The Claimant submitted that the costs should be assessed on the standard basis given that the Claimant had obtained accrued rights under the agreement made by way of acceptance of the Part 36 offer and that these rights could not be removed by retrospective application of the transitional provisions. The Claimant submitted that the parties had expressly agreed that costs would be paid in accordance with the pre-amendment provisions of CPR 36.13. In the alternative, the Claimant proposed that on a true construction of Rule 2 of the Amendments Rules, the new rules apply only to the costs of the Part 8 proceedings and not to costs of the underlying claim.

Points considered by the Court

The construction of the offer was first considered given the Claimant’s submission that the parties had expressly agreed for costs to be payable on the standard basis. It was noted that the wording of the offer was an exact repetition of CPR 36.5(1)(c) and, as such, it was not a promise to pay costs on a particular basis but an explanation of the relevant costs consequences that would apply. Therefore, there was no agreement to contract out of fixed costs. The decision of Ho v Adelekun [2019] EWCA Civ 1988 supports this rationale. The Claimant’s assertion as to an accrued right to assessment as per the pre-amended rules was rejected on the basis that the Claimant’s right to costs would only crystalise after they had been assessed, allowed or agreed.

The construction of the transitional provisions were thereafter considered. Both parties had referred to Bennion Bailey and Norbury on Statutory Interpretation (8th Ed) with regards to the effect of procedural changes and how these should affect existing cases. Whist there is a principle that changes should not take retrospective effect, there is also a general presumption that changes in procedure should apply to both pending and future proceedings. The Amended Rules effected a significant change with regards to the recoverable costs and the costs assessment procedure for an enormous amount of litigants however this change was well communicated and both the public and the legal profession had been on notice of this change for quite some time. The benefits of the amendments were made with the public interest in mind. Had the Claimant wished to do so she could well have issued proceedings prior to 1 October 2023 and have been entitled to costs as per the old regime.
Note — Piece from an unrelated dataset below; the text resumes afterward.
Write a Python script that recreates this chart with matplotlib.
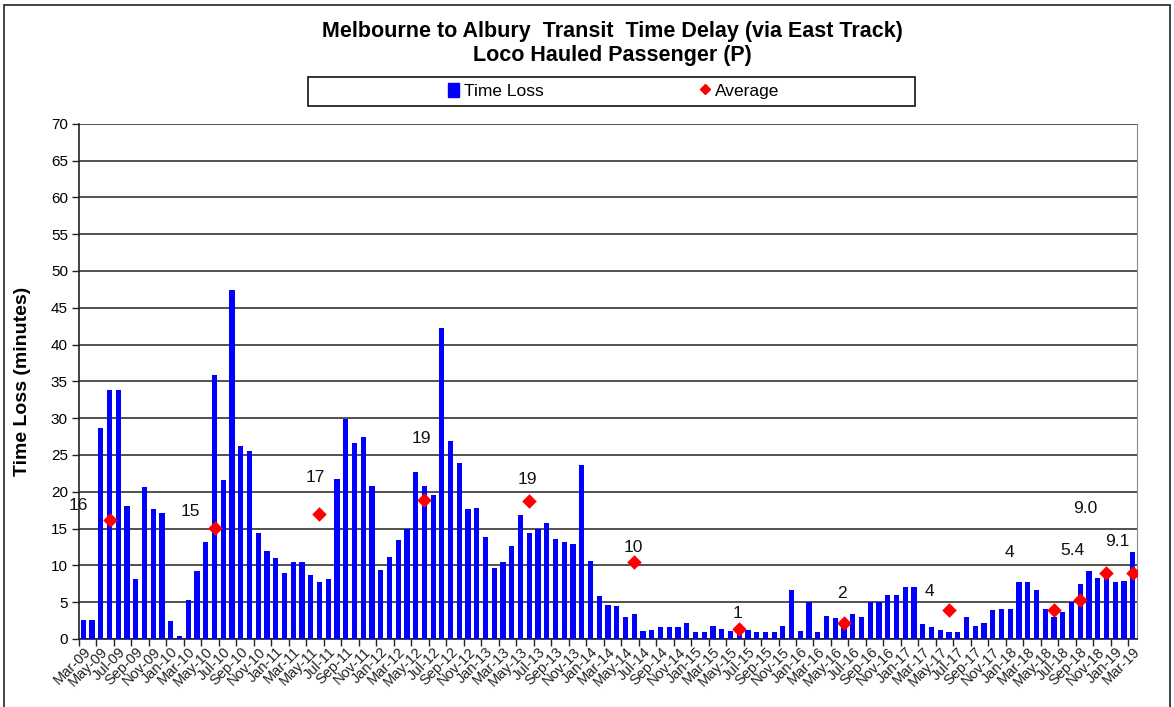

Furthermore, there was nothing within the rules to distinguish between the costs of the Part 8 proceedings and the costs of the substantive proceedings. Therefore the Claimant’s submission that the transitional provisions applied only to the Part 8 costs was also dismissed.

The Judge was also provided with minutes of a CPRC meeting which took place in November 2023 and corroborated his findings. He noted that, whilst it was reassuring that the views of the committee appeared to coincide with his own view, the CPRC minutes were not binding in any event.

Commentary

Whilst this is only a County Court decision and therefore not binding, it demonstrates a clear view with regards to the transitional proceedings and matters that settled pre issue prior to 1.10.23 for which costs remain in issue. Paying parties will of course be particularly wise to the fact that any cases not issued prior to 1.10.23 will now be subject to fixed recoverable costs only. Any receiving parties with costs of this nature should be mindful of this point and will unfortunately have to concede fixed costs where appropriate. A failure to do so will simply incur further irrecoverable costs.